Data segment:
>> BEGIN

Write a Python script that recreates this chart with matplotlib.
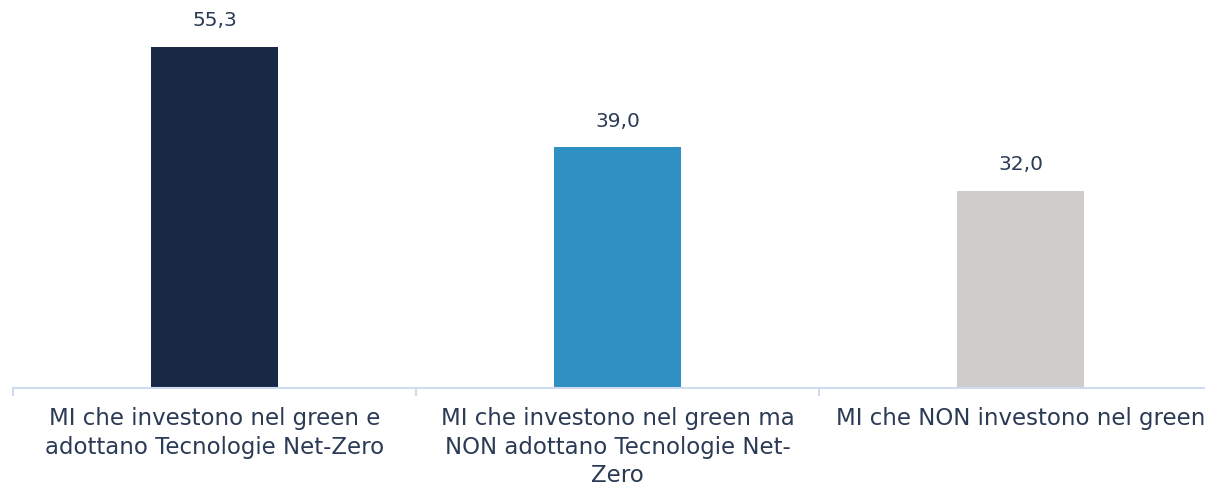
import matplotlib.pyplot as plt

# data
categories = ["MI che investono nel green e\nadottano Tecnologie Net-Zero",
              "MI che investono nel green ma\nNON adottano Tecnologie Net-\nZero",
              "MI che NON investono nel green"]
values = [55.3, 39.0, 32.0]
colors = ["#172945", "#2e90c3", "#cfcdcb"]

text_color = "#2b3a55"
axis_color = "#cfdcef"

fig = plt.figure(figsize=(12.05, 4.87), dpi=100)
# axes runs past the right edge, like the original (last label is cut)
W, H = 1205, 487
left, right = 13, 1222
bottom, top = 388, 17
ax = fig.add_axes([left / W, (H - bottom) / H, (right - left) / W, (bottom - top) / H])

x = range(len(values))
bars = ax.bar(x, values, width=0.315, color=colors)
ax.set_xlim(-0.5, 2.5)
ax.set_ylim(0, (bottom - top) / 6.17)

for b, v in zip(bars, values):
    ax.annotate(f"{v:.1f}".replace(".", ","), (b.get_x() + b.get_width() / 2, v),
                xytext=(0, 12), textcoords="offset points", ha="center", va="bottom",
                fontsize=14.5, color=text_color)

for s in ["top", "right", "left"]:
    ax.spines[s].set_visible(False)
ax.spines["bottom"].set_color(axis_color)
ax.spines["bottom"].set_linewidth(1.5)
ax.set_yticks([])

# category labels centered, boundary ticks between them
ax.set_xticks(list(x))
ax.set_xticklabels(categories, fontsize=16.5, color=text_color, linespacing=1.3)
ax.tick_params(axis="x", which="major", length=0, pad=14)
ax.set_xticks([-0.5, 0.5, 1.5, 2.5], minor=True)
ax.tick_params(axis="x", which="minor", length=6, width=1.5, color=axis_color)

fig.savefig("out.png", dpi=100)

>> END

Omit the pictures, then quote the rest of the material above exactly.

Write a Python script that recreates this chart with matplotlib.
import matplotlib.pyplot as plt

# data
categories = ["MI che investono nel green e\nadottano Tecnologie Net-Zero",
              "MI che investono nel green ma\nNON adottano Tecnologie Net-\nZero",
              "MI che NON investono nel green"]
values = [55.3, 39.0, 32.0]
colors = ["#172945", "#2e90c3", "#cfcdcb"]

text_color = "#2b3a55"
axis_color = "#cfdcef"

fig = plt.figure(figsize=(12.05, 4.87), dpi=100)
# axes runs past the right edge, like the original (last label is cut)
W, H = 1205, 487
left, right = 13, 1222
bottom, top = 388, 17
ax = fig.add_axes([left / W, (H - bottom) / H, (right - left) / W, (bottom - top) / H])

x = range(len(values))
bars = ax.bar(x, values, width=0.315, color=colors)
ax.set_xlim(-0.5, 2.5)
ax.set_ylim(0, (bottom - top) / 6.17)

for b, v in zip(bars, values):
    ax.annotate(f"{v:.1f}".replace(".", ","), (b.get_x() + b.get_width() / 2, v),
                xytext=(0, 12), textcoords="offset points", ha="center", va="bottom",
                fontsize=14.5, color=text_color)

for s in ["top", "right", "left"]:
    ax.spines[s].set_visible(False)
ax.spines["bottom"].set_color(axis_color)
ax.spines["bottom"].set_linewidth(1.5)
ax.set_yticks([])

# category labels centered, boundary ticks between them
ax.set_xticks(list(x))
ax.set_xticklabels(categories, fontsize=16.5, color=text_color, linespacing=1.3)
ax.tick_params(axis="x", which="major", length=0, pad=14)
ax.set_xticks([-0.5, 0.5, 1.5, 2.5], minor=True)
ax.tick_params(axis="x", which="minor", length=6, width=1.5, color=axis_color)

fig.savefig("out.png", dpi=100)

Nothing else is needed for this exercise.